Film/Television Editor, Copy Editor Devin D. O'Leary served as film/television editor at Weekly Alibi for 28 years. He wrote and produced four feature films here in New Mexico and has been the booker/host of Midnight Movie Madness screenings at Guild Cinema for 13 years.

When they attend a traditional summer camp, the most artistic thing most kids make is a lanyard. Great for holding keys, but hardly the key to a creative future. With schools on the verge of letting out until fall, parents of children with burgeoning artistic talents might want to look toward Albuquerque’s longstanding Harwood Art Center, which is offering a Summer Art Camp for school-age kids. There, kids can spend hot summer days learning to create and using a range of fun techniques from a number of professional artists.

“At Harwood Summer Art Camp, we offer a variety of visual and performing arts classes,” says Jordyn Bernicke, associate director of engagement at Harwood. “Some classes are Photography (digital and darkroom), Poetry, Hip-Hop Dance, Ceramics, Printmaking, Recycled Arts, Painting/Drawing and more.” Just one example of a class on offer this summer is “Wacky Woven World,” taught by mixed media artist and instructor Harley Kirschner. According to the class description, “Students will create a wacky woven installation by wrapping cardboard cubes (boxes) with string, twine, cloth and embellishments. We will then create soft sculptural creatures to inhabit it. While cardboard will be a major structural component to our masterpiece, students are encouraged to think outside the box!”

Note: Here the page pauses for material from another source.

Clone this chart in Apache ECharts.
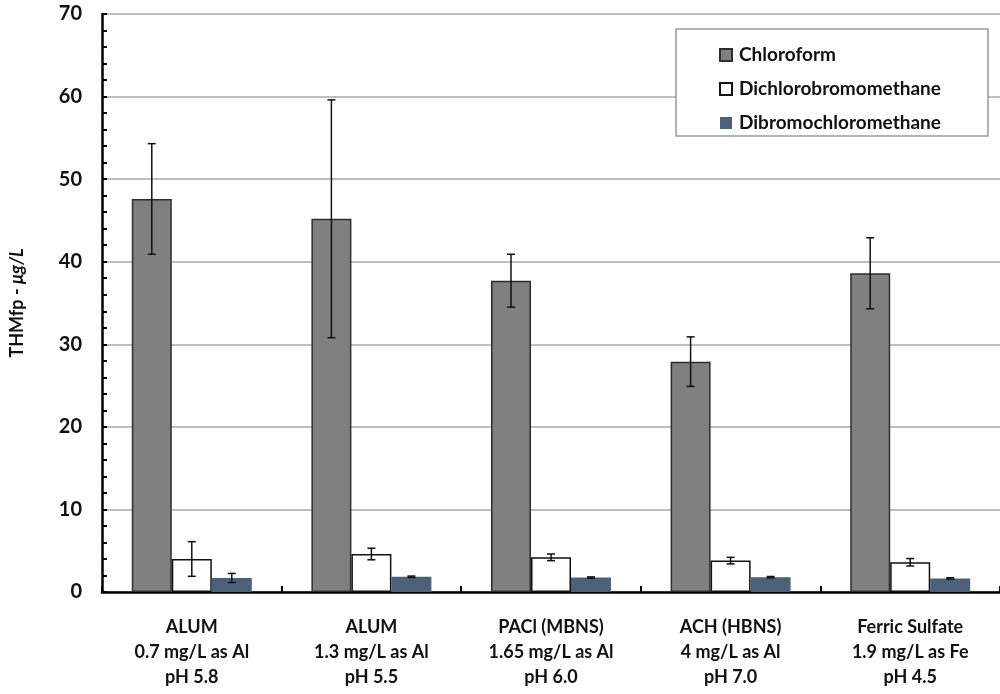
<!DOCTYPE html>
<html>
<head>
<meta charset="utf-8">
<title>THM formation potential by coagulant</title>
<script src="https://cdn.jsdelivr.net/npm/echarts@6/dist/echarts.min.js"></script>
<style>
  html, body { margin: 0; padding: 0; background: #fff; }
  #chart { width: 1000px; height: 694px; }
</style>
</head>
<body>
<div id="chart"></div>
<script>
// Coagulant treatments (x categories)
const categories = [
  'ALUM\n0.7 mg/L as Al\npH 5.8',
  'ALUM\n1.3 mg/L as Al\npH 5.5',
  'PACl (MBNS)\n1.65 mg/L as Al\npH 6.0',
  'ACH (HBNS)\n4 mg/L as Al\npH 7.0',
  'Ferric Sulfate\n1.9 mg/L as Fe\npH 4.5'
];
const seriesNames = ['Chloroform', 'Dichlorobromomethane', 'Dibromochloromethane'];

// Mean THM formation potential (µg/L)
const chloroform = [47.6, 45.2, 37.7, 27.9, 38.6];
const dichlorobromomethane = [4.0, 4.6, 4.2, 3.8, 3.6];
const dibromochloromethane = [1.7, 1.85, 1.75, 1.8, 1.65];

// Error bar half-widths (µg/L)
const chloroformErr = [6.7, 14.4, 3.2, 3.0, 4.3];
const dichlorobromomethaneErr = [2.1, 0.7, 0.4, 0.4, 0.45];
const dibromochloromethaneErr = [0.55, 0.08, 0.08, 0.08, 0.08];

// Y axis ticks
const yMin = 0, yMax = 70, yStep = 10;

const FONT = 'Lato, "Open Sans", sans-serif';
const TEXT = '#111111';
const BAR_W = 40;

const means = [chloroform, dichlorobromomethane, dibromochloromethane];
const errs = [chloroformErr, dichlorobromomethaneErr, dibromochloromethaneErr];
const fills = ['#808080', '#ffffff', '#4b6079'];
const borders = ['#2e2e2e', '#111111', '#4b6079'];
const borderWidths = [1.5, 1.5, 0];

const barSeries = seriesNames.map((name, s) => ({
  name: name,
  type: 'bar',
  barWidth: BAR_W,
  barGap: '0%',
  data: means[s],
  itemStyle: { color: fills[s], borderColor: borders[s], borderWidth: borderWidths[s] },
  z: 2
}));

// Error bars: one custom series per compound, offset to sit on its bar
const errSeries = seriesNames.map((name, s) => ({
  name: name + ' error',
  type: 'custom',
  z: 5,
  silent: true,
  encode: { x: 0, y: [1, 2] },
  data: means[s].map((m, i) => [i, m - errs[s][i], m + errs[s][i]]),
  renderItem: function (params, api) {
    const offset = (s - 1) * BAR_W;
    const lo = api.coord([api.value(0), api.value(1)]);
    const hi = api.coord([api.value(0), api.value(2)]);
    const x = lo[0] + offset;
    const cap = 4;
    const style = { stroke: '#111', lineWidth: 1.5 };
    return {
      type: 'group',
      children: [
        { type: 'line', shape: { x1: x, y1: lo[1], x2: x, y2: hi[1] }, style: style },
        { type: 'line', shape: { x1: x - cap, y1: lo[1], x2: x + cap, y2: lo[1] }, style: style },
        { type: 'line', shape: { x1: x - cap, y1: hi[1], x2: x + cap, y2: hi[1] }, style: style }
      ]
    };
  }
}));

const chart = echarts.init(document.getElementById('chart'));
chart.setOption({
  animation: false,
  backgroundColor: '#ffffff',
  grid: { left: 101, right: 0, top: 14, bottom: 102, containLabel: false },
  xAxis: {
    type: 'category',
    data: categories,
    axisLine: { lineStyle: { color: '#000', width: 2.5 } },
    axisTick: { show: true, inside: true, length: 6, lineStyle: { color: '#000', width: 2 } },
    axisLabel: {
      interval: 0,
      margin: 23,
      fontFamily: FONT,
      fontWeight: 'bold',
      fontSize: 18,
      lineHeight: 25,
      color: TEXT
    }
  },
  yAxis: {
    type: 'value',
    min: yMin,
    max: yMax,
    interval: yStep,
    name: 'THMfp - {it|μg/L}',
    nameLocation: 'middle',
    nameRotate: 90,
    nameGap: 76,
    nameTextStyle: {
      fontFamily: FONT, fontWeight: 'bold', fontSize: 18, color: TEXT,
      rich: { it: { fontFamily: FONT, fontWeight: 'bold', fontStyle: 'italic', fontSize: 18, color: TEXT } }
    },
    axisLine: { show: true, lineStyle: { color: '#000', width: 2.5 } },
    axisTick: { show: true, inside: true, length: 5, lineStyle: { color: '#000', width: 2 } },
    minorTick: { show: true, splitNumber: 5, length: 5, lineStyle: { color: '#000', width: 2 } },
    axisLabel: { margin: 20, fontFamily: FONT, fontWeight: 'bold', fontSize: 20, color: TEXT },
    splitLine: { show: true, lineStyle: { color: '#a8a8a8', width: 1.5 } }
  },
  legend: {
    data: seriesNames,
    orient: 'vertical',
    left: 714,
    top: 39,
    itemWidth: 12,
    itemHeight: 12,
    itemGap: 12,
    icon: 'rect',
    z: 11,
    selectedMode: false,
    textStyle: { fontFamily: FONT, fontWeight: 'bold', fontSize: 19, lineHeight: 22, color: TEXT, padding: [0, 0, 0, 2] }
  },
  graphic: [{
    type: 'rect',
    z: 10,
    shape: { x: 676, y: 29, width: 312, height: 107 },
    style: { fill: '#fff', stroke: '#9a9a9a', lineWidth: 1.5 }
  }],
  series: barSeries.concat(errSeries)
});
</script>
</body>
</html>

Harwood is offering four different sessions this summer: June 6 through 17; June 20 through July 1; July 5 through 15; and July 18 through 29. Students are broken up into as many as five groups. “Campers are grouped with children who are around their same age/grade and stay with that same group for the duration of the session,” explains Bernicke. “Our groups are split into grades first through second, second through third, third through fourth, fourth through fifth, sixth through ninth. Our youngest campers can be 5 years old to our oldest who are 14.”

Each of the camp sessions runs Monday through Friday from 9am to 4pm. The two younger groups have six 50-minute classes each day while the older groups have four 85-minute classes. Campers are offered snack breaks/recess between each class and all come together for lunch just after noon. According to Bernicke, “Families can choose to enroll their children in a full-day session of camp or half days (am or pm). Our camp runs from June 6 to July 29 for a total of eight weeks, but we enroll per session. We have four different sessions that run two weeks each, with each session having unique class offerings and different camper configurations.”

As far as the people teaching the classes, they run the gamut from dancers to printmakers to photographers to improv actors. “All of our Teaching Artists are practicing artists, with many of them also working in education-focused environments during the school year.” says Bernicke. “We put out an open call to our community at the beginning of the year, and teaching artists in our community applied to work with us at camp. We also have a plethora of artists who have taught with or worked with us in the past that we invite to teach at Summer Art Camp.”

The Harwood Art Center is located at 1114 Seventh St. NW near Downtown. If you’re interested in seeing what classes are available for your first though ninth graders, go to harwoodartcenter.org/summer-art-camp/. Each two-week session is $485 for a full-day class load or $285 for a half-day class load. Register soon, as classes are filling up quickly.